Online shopping is actually my favorite.  The excitement of coming home from work and seeing a box on the front steps is like Christmas morning to me.  Certain stores I can buy without trying on because I've been shopping there so long.  During a lull at work this week, I perused the Banana Republic website and found the exact pair of jeans I was looking for.  Fantastic.  Now, the last couple of pairs I bought were not huge on me but they could have fit better so I decided to go down at least a size.  I checked out the handy dandy size chart and saw waist sizes and their numbered size counterpart.  The last pair of jeans I bought were a 25 inch waist and thought, I could use the 24.  And there it was 24 inches = 00.  No fucking way.  There is no fucking way I fit in a double zero.  I was in shock and started to get anxious so I stopped the shopping immediately.  This had to be wrong and I clearly was going to need to try on the jeans.

Like I said, I don't really know what I way (...sort of) but decided I had to check out this 00 bullshit out for myself.  I went shopping.  In the car ride over, I thought about all the things I ate today.  That took about .0006 seconds.  I hadn't eaten anything.  Per usual, I had my coffee with an extra shot of espresso (or as I call it, breakfast and lunch) in my hand and walked my way into The Gap.
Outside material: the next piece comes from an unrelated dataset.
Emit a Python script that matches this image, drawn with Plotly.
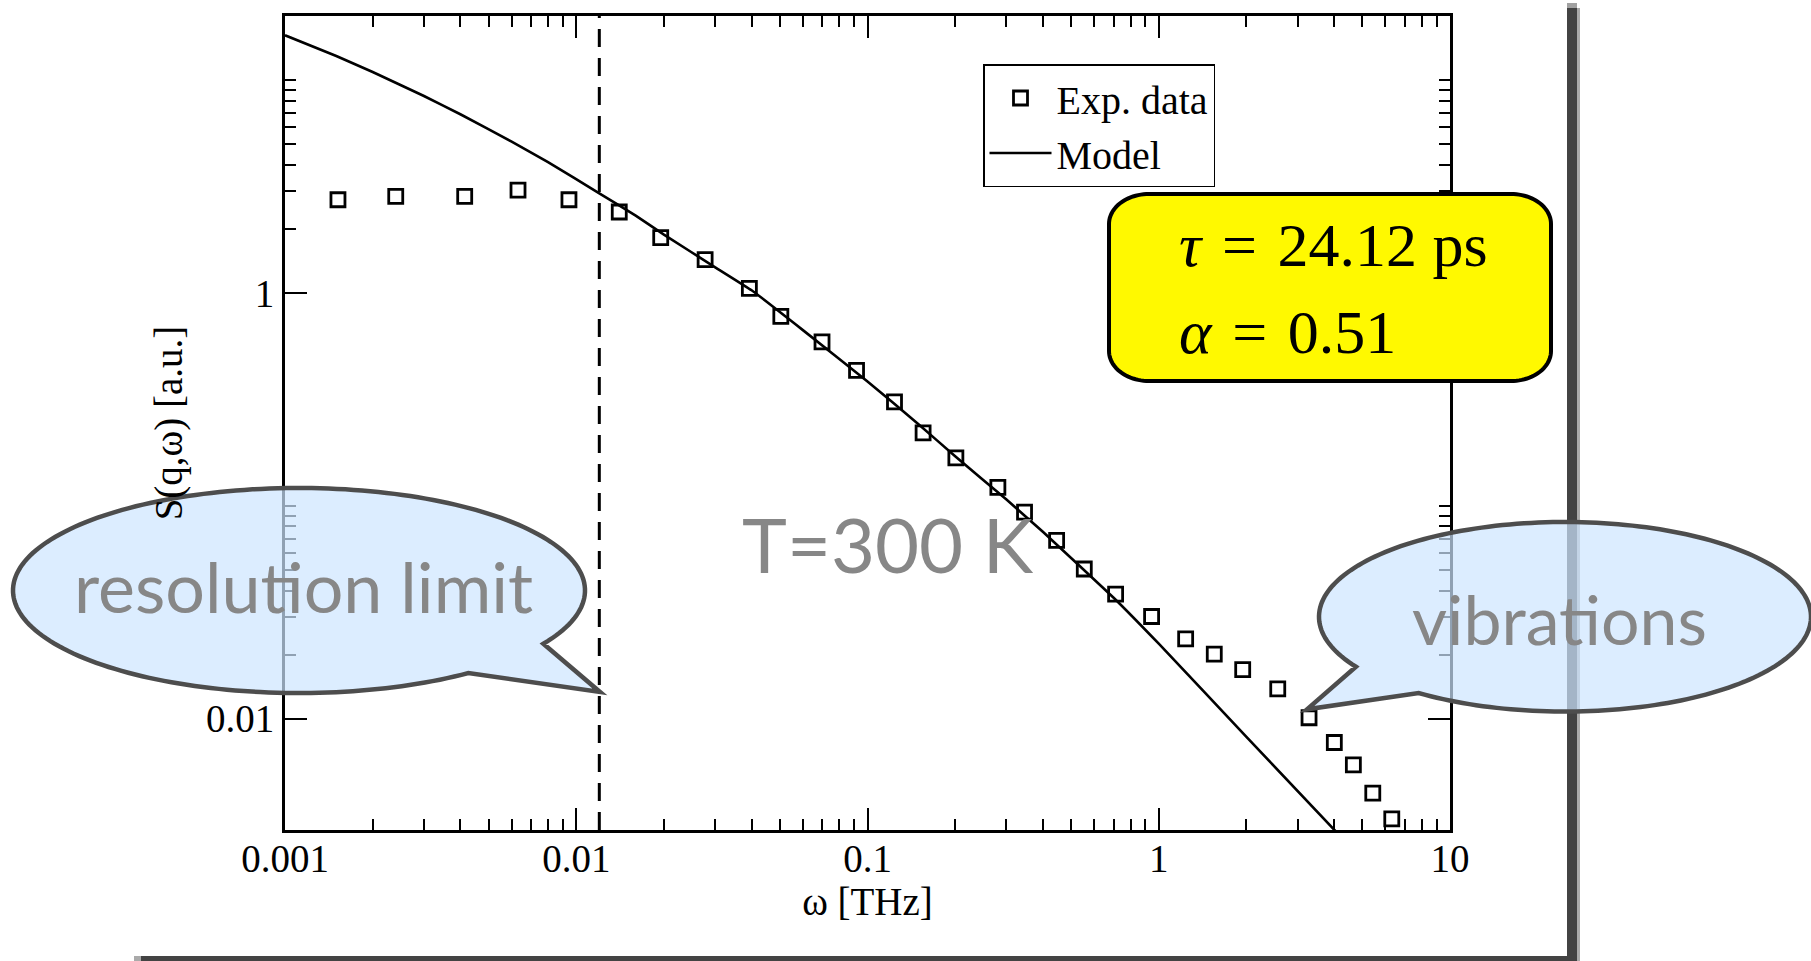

I perused the merchandise, found exactly what I was looking for and pulled the size 2 off the shelf.  A kind sales person let me into the changing room where I tried I jeans that were too big. Um, OK so I guess I try the zero.  Moments later, she knocked on the door to ask how I was doing and I asked her for the 0.  I asked in the lowest voice above a whisper--- as though I was asking for a size 26.

She returned with the 0.  I sat on the bench, put one leg in each side and began to get knots in my stomach.  I couldn't bear the thought of standing up and buttoning them. Fuck me. These were too big.  This wasn't happening to me.  I literally started to feel like Lily Tomlin in The Incredible Shrinking woman.  After some time, the same patient sales person returned and asked how I was making out.  I told her,"Oh not so great. These didn't fit either."  I was waiting for her to suggest I go next door to Gap Kids but instead she said, "Well, they come in a 00." Of course they fucking do.
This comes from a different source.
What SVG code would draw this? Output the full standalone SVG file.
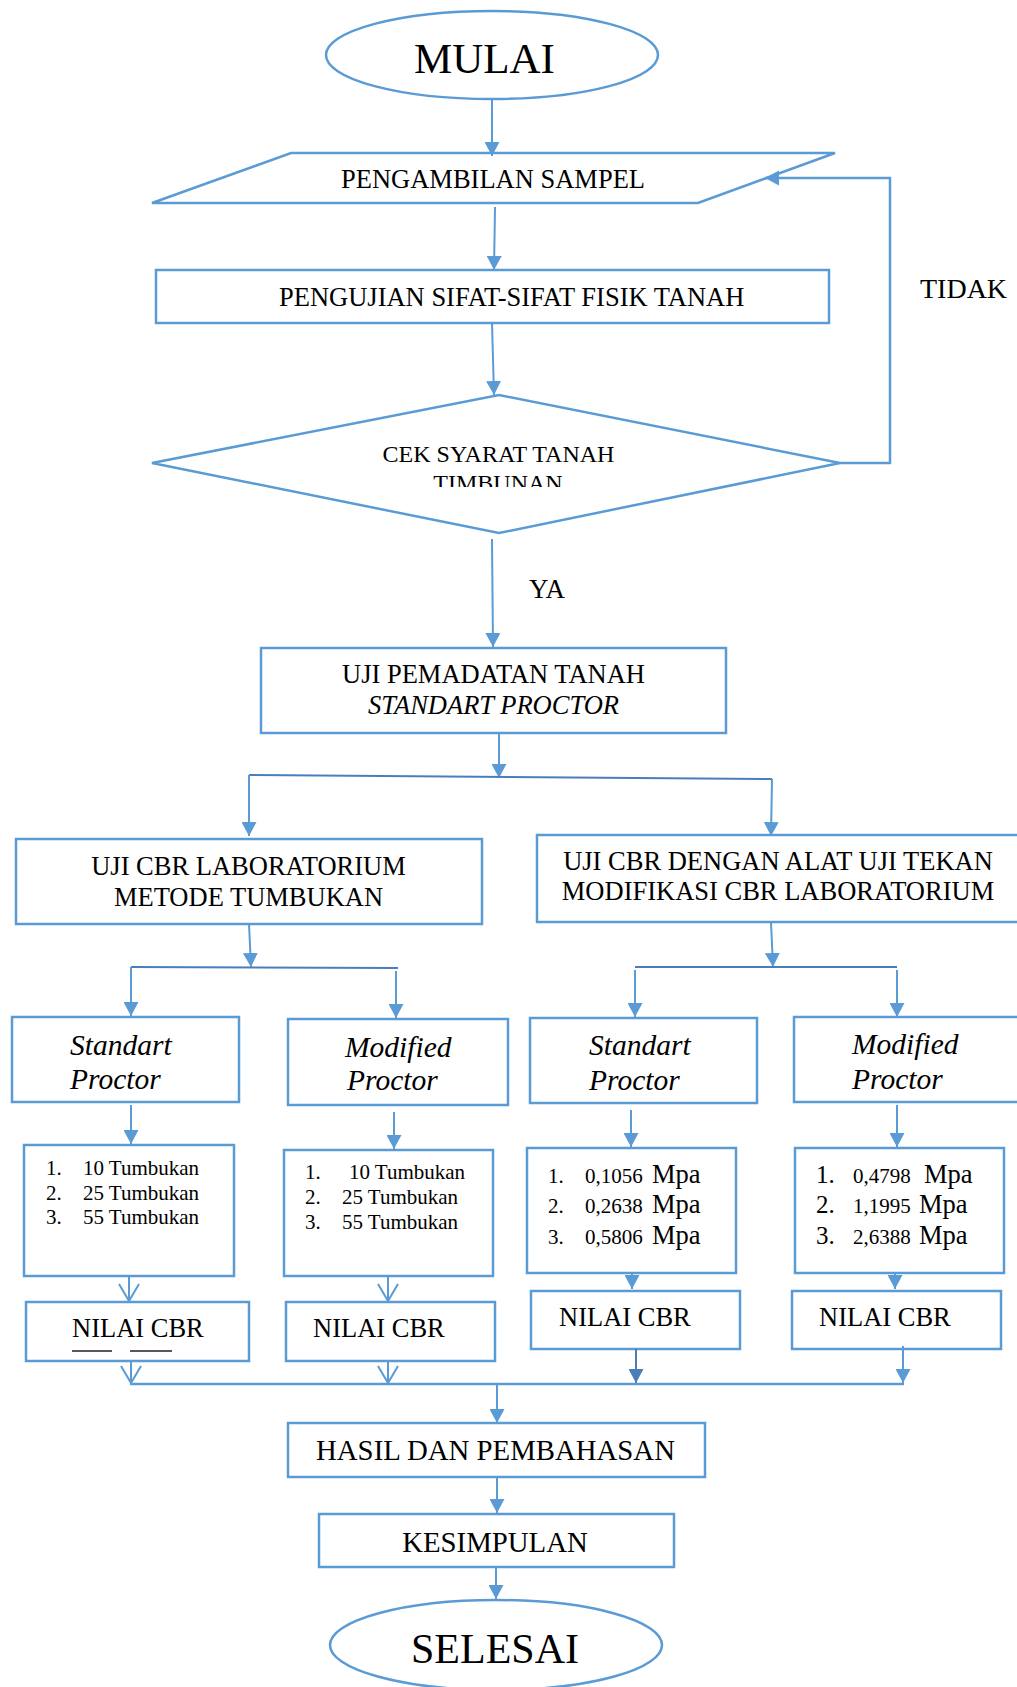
<svg xmlns="http://www.w3.org/2000/svg" width="1017" height="1687" viewBox="0 0 1017 1687">
<style>
.n{fill:#fff;stroke:#5B9BD5;stroke-width:2.5}
.c{fill:none;stroke:#5B9BD5;stroke-width:2}
.d{fill:none;stroke:#4A7EBB;stroke-width:2}
.t{font-family:"Liberation Serif","Times New Roman",serif;font-size:26.5px;fill:#000}
.i{font-style:italic}
.p{font-size:29.5px}
.s{font-size:21px}
.big{font-size:43px}
.h{font-size:28.8px}
.m{text-anchor:middle}
</style>
<defs>
<marker id="a" viewBox="0 0 14 15" refX="14" refY="7.5" markerWidth="14" markerHeight="15" markerUnits="userSpaceOnUse" orient="auto">
<path d="M0,0 L14,7.5 L0,15 z" fill="#5B9BD5"/>
</marker>
<marker id="ad" viewBox="0 0 14 15" refX="14" refY="7.5" markerWidth="14" markerHeight="15" markerUnits="userSpaceOnUse" orient="auto">
<path d="M0,0 L14,7.5 L0,15 z" fill="#4A7EBB"/>
</marker>
<marker id="v" viewBox="-1 -1 19 22" refX="17" refY="10" markerWidth="19" markerHeight="22" markerUnits="userSpaceOnUse" orient="auto">
<path d="M0,0 L17,10 L0,20" fill="none" stroke="#5B9BD5" stroke-width="2"/>
</marker>
<clipPath id="clipT"><rect x="140" y="395" width="720" height="92"/></clipPath>
</defs>

<g id="mulai">
<ellipse class="n" cx="492" cy="55" rx="166" ry="44"/>
<text class="t big" x="414" y="73">MULAI</text>
</g>

<g id="pengambilan">
<polygon class="n" points="291,153 835,153 698,203 152,203"/>
<text class="t" x="341" y="188">PENGAMBILAN SAMPEL</text>
</g>

<g id="pengujian">
<rect class="n" x="156" y="270" width="673" height="53"/>
<text class="t" x="279" y="306">PENGUJIAN SIFAT-SIFAT FISIK TANAH</text>
</g>

<g id="cek">
<polygon class="n" points="152,463 499,395 840,463 499,533"/>
<text class="t m" x="498.5" y="462" style="font-size:24px">CEK SYARAT TANAH</text>
<text class="t m" x="498" y="491" style="font-size:24px" clip-path="url(#clipT)">TIMBUNAN</text>
</g>

<g id="label-tidak"><text class="t" x="920" y="298" style="font-size:28px">TIDAK</text></g>
<g id="label-ya"><text class="t" x="529" y="598" style="font-size:27px">YA</text></g>

<g id="pemadatan">
<rect class="n" x="261" y="648" width="465" height="85"/>
<text class="t m" x="493.5" y="683">UJI PEMADATAN TANAH</text>
<text class="t i m" x="493.5" y="714">STANDART PROCTOR</text>
</g>

<g id="cbr-lab">
<rect class="n" x="16" y="839" width="466" height="85"/>
<text class="t m" x="248.5" y="875">UJI CBR LABORATORIUM</text>
<text class="t m" x="248.5" y="906">METODE TUMBUKAN</text>
</g>

<g id="cbr-tekan">
<rect class="n" x="537" y="835" width="485" height="87"/>
<text class="t m" x="778" y="870">UJI CBR DENGAN ALAT UJI TEKAN</text>
<text class="t m" x="778" y="900">MODIFIKASI CBR LABORATORIUM</text>
</g>

<g id="sp1">
<rect class="n" x="12" y="1017" width="227" height="85"/>
<text class="t i p" x="70" y="1055">Standart</text>
<text class="t i p" x="70" y="1089">Proctor</text>
</g>
<g id="mp1">
<rect class="n" x="288" y="1019" width="220" height="86"/>
<text class="t i p" x="345" y="1057">Modified</text>
<text class="t i p" x="347" y="1090">Proctor</text>
</g>
<g id="sp2">
<rect class="n" x="530" y="1018" width="227" height="85"/>
<text class="t i p" x="589" y="1055">Standart</text>
<text class="t i p" x="589" y="1090">Proctor</text>
</g>
<g id="mp2">
<rect class="n" x="794" y="1017" width="228" height="85"/>
<text class="t i p" x="852" y="1054">Modified</text>
<text class="t i p" x="852" y="1089">Proctor</text>
</g>

<g id="list1">
<rect class="n" x="24" y="1145" width="210" height="131"/>
<text class="t s" x="46" y="1175">1.</text><text class="t s" x="83" y="1175">10 Tumbukan</text>
<text class="t s" x="46" y="1200">2.</text><text class="t s" x="83" y="1200">25 Tumbukan</text>
<text class="t s" x="46" y="1224">3.</text><text class="t s" x="83" y="1224">55 Tumbukan</text>
</g>
<g id="list2">
<rect class="n" x="284" y="1150" width="209" height="126"/>
<text class="t s" x="305" y="1179">1.</text><text class="t s" x="349" y="1179">10 Tumbukan</text>
<text class="t s" x="305" y="1204">2.</text><text class="t s" x="342" y="1204">25 Tumbukan</text>
<text class="t s" x="305" y="1229">3.</text><text class="t s" x="342" y="1229">55 Tumbukan</text>
</g>
<g id="list3">
<rect class="n" x="527" y="1148" width="209" height="125"/>
<text class="t s" x="548" y="1183">1.</text><text class="t s" x="585" y="1183">0,1056</text><text class="t" x="652" y="1183">Mpa</text>
<text class="t s" x="548" y="1213">2.</text><text class="t s" x="585" y="1213">0,2638</text><text class="t" x="652" y="1213">Mpa</text>
<text class="t s" x="548" y="1244">3.</text><text class="t s" x="585" y="1244">0,5806</text><text class="t" x="652" y="1244">Mpa</text>
</g>
<g id="list4">
<rect class="n" x="795" y="1148" width="209" height="125"/>
<text class="t" x="816" y="1183" style="font-size:25px">1.</text><text class="t s" x="853" y="1183">0,4798</text><text class="t" x="924" y="1183">Mpa</text>
<text class="t" x="816" y="1213" style="font-size:25px">2.</text><text class="t s" x="853" y="1213">1,1995</text><text class="t" x="919" y="1213">Mpa</text>
<text class="t" x="816" y="1244" style="font-size:25px">3.</text><text class="t s" x="853" y="1244">2,6388</text><text class="t" x="919" y="1244">Mpa</text>
</g>

<g id="nilai1">
<rect class="n" x="26" y="1302" width="223" height="59"/>
<text class="t" x="72" y="1337">NILAI CBR</text>
<path d="M72,1351 H112 M130,1351 H172" stroke="#222" stroke-width="1.3" fill="none"/>
</g>
<g id="nilai2">
<rect class="n" x="286" y="1302" width="209" height="59"/>
<text class="t" x="313" y="1337">NILAI CBR</text>
</g>
<g id="nilai3">
<rect class="n" x="531" y="1291" width="209" height="58"/>
<text class="t" x="559" y="1326">NILAI CBR</text>
</g>
<g id="nilai4">
<rect class="n" x="792" y="1291" width="209" height="58"/>
<text class="t" x="819" y="1326">NILAI CBR</text>
</g>

<g id="hasil">
<rect class="n" x="288" y="1423" width="417" height="54"/>
<text class="t h m" x="495.5" y="1460">HASIL DAN PEMBAHASAN</text>
</g>
<g id="kesimpulan">
<rect class="n" x="319" y="1514" width="355" height="53"/>
<text class="t h m" x="495" y="1552">KESIMPULAN</text>
</g>
<g id="selesai">
<ellipse class="n" cx="496" cy="1645" rx="166" ry="45"/>
<text class="t m" x="495" y="1663" style="font-size:42px">SELESAI</text>
</g>

<g id="connectors">
<line class="c" x1="492" y1="99" x2="492" y2="156" marker-end="url(#a)"/>
<line class="c" x1="495" y1="207" x2="494" y2="270" marker-end="url(#a)"/>
<line class="c" x1="492" y1="323" x2="494" y2="395" marker-end="url(#a)"/>
<polyline class="c" points="840,463 890,463 890,178 765,178" marker-end="url(#a)" style="stroke-width:2.5"/>
<line class="c" x1="492" y1="539" x2="493" y2="647" marker-end="url(#a)"/>
<line class="c" x1="499" y1="733" x2="499" y2="778" marker-end="url(#a)"/>
<line class="d" x1="249" y1="775" x2="772" y2="779"/>
<line class="c" x1="249" y1="775" x2="249" y2="836" marker-end="url(#a)"/>
<line class="c" x1="772" y1="779" x2="771" y2="836" marker-end="url(#a)"/>
<line class="c" x1="249" y1="924" x2="251" y2="967" marker-end="url(#a)"/>
<line class="d" x1="131" y1="967" x2="398" y2="968"/>
<line class="c" x1="131" y1="967" x2="131" y2="1016" marker-end="url(#a)"/>
<line class="c" x1="396" y1="971" x2="396" y2="1018" marker-end="url(#a)"/>
<line class="c" x1="771" y1="922" x2="773" y2="967" marker-end="url(#a)"/>
<line class="d" x1="635" y1="967" x2="897" y2="967"/>
<line class="c" x1="635" y1="970" x2="635" y2="1017" marker-end="url(#a)"/>
<line class="c" x1="897" y1="970" x2="897" y2="1017" marker-end="url(#a)"/>
<line class="c" x1="131" y1="1105" x2="131" y2="1144" marker-end="url(#a)"/>
<line class="c" x1="394" y1="1112" x2="394" y2="1149" marker-end="url(#a)"/>
<line class="c" x1="631" y1="1110" x2="631" y2="1147" marker-end="url(#a)"/>
<line class="c" x1="897" y1="1105" x2="897" y2="1147" marker-end="url(#a)"/>
<line class="c" x1="129" y1="1276" x2="129" y2="1301" marker-end="url(#v)"/>
<line class="c" x1="388" y1="1276" x2="388" y2="1301" marker-end="url(#v)"/>
<line class="c" x1="632" y1="1274" x2="632" y2="1289" marker-end="url(#a)"/>
<line class="c" x1="895" y1="1274" x2="895" y2="1289" marker-end="url(#a)"/>
<line class="c" x1="131" y1="1361" x2="131" y2="1383" marker-end="url(#v)"/>
<line class="c" x1="388" y1="1361" x2="388" y2="1383" marker-end="url(#v)"/>
<line class="d" x1="636" y1="1349" x2="636" y2="1383" marker-end="url(#ad)"/>
<line class="c" x1="903" y1="1346" x2="903" y2="1383" marker-end="url(#a)"/>
<line class="c" x1="130" y1="1384" x2="904" y2="1384" style="stroke-width:2.5"/>
<line class="c" x1="497" y1="1384" x2="497" y2="1423" marker-end="url(#a)"/>
<line class="c" x1="497" y1="1477" x2="497" y2="1513" marker-end="url(#a)"/>
<line class="c" x1="496" y1="1567" x2="496" y2="1599" marker-end="url(#a)"/>
</g>
</svg>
While I waited for the 00's to arrive, I sat there thinking I bet it's the cut of the jeans that runs big or maybe they were jeggings but finally came to terms with the concept that it doesn't matter if the 00 jeans are a 10 in another store or 6 in that store, they were 00. Period.  When she handed me the jeans, I tried them on quickly.  They fit perfect.  I looked at myself in the mirror and thought "wow, I have really big hips."  Then I noticed my thighs weren't touching. MY FUCKING THIGHS DON'T TOUCH. Most women's dream was my nightmare. I began to cry. This wasn't right.  In fact, it's really bad.

I got dressed, bought the jeans and ran out of the store.  I got in my car as fast as I could.  Sat down and threw up by the side of the car in the parking lot. It was my anxiety.  Fortunately, I got sick instead of having a panic attack (yes, believe me this is so much better).  Even though there was a possibility I was a 00, I never knew for sure 100% until now.  I used to see the size in the store and think, "who the fuck fits into those pants?"  Now I know the answer to that question....  and it's scary.  What's even scarier?  I still thought I looked fat in the jeans.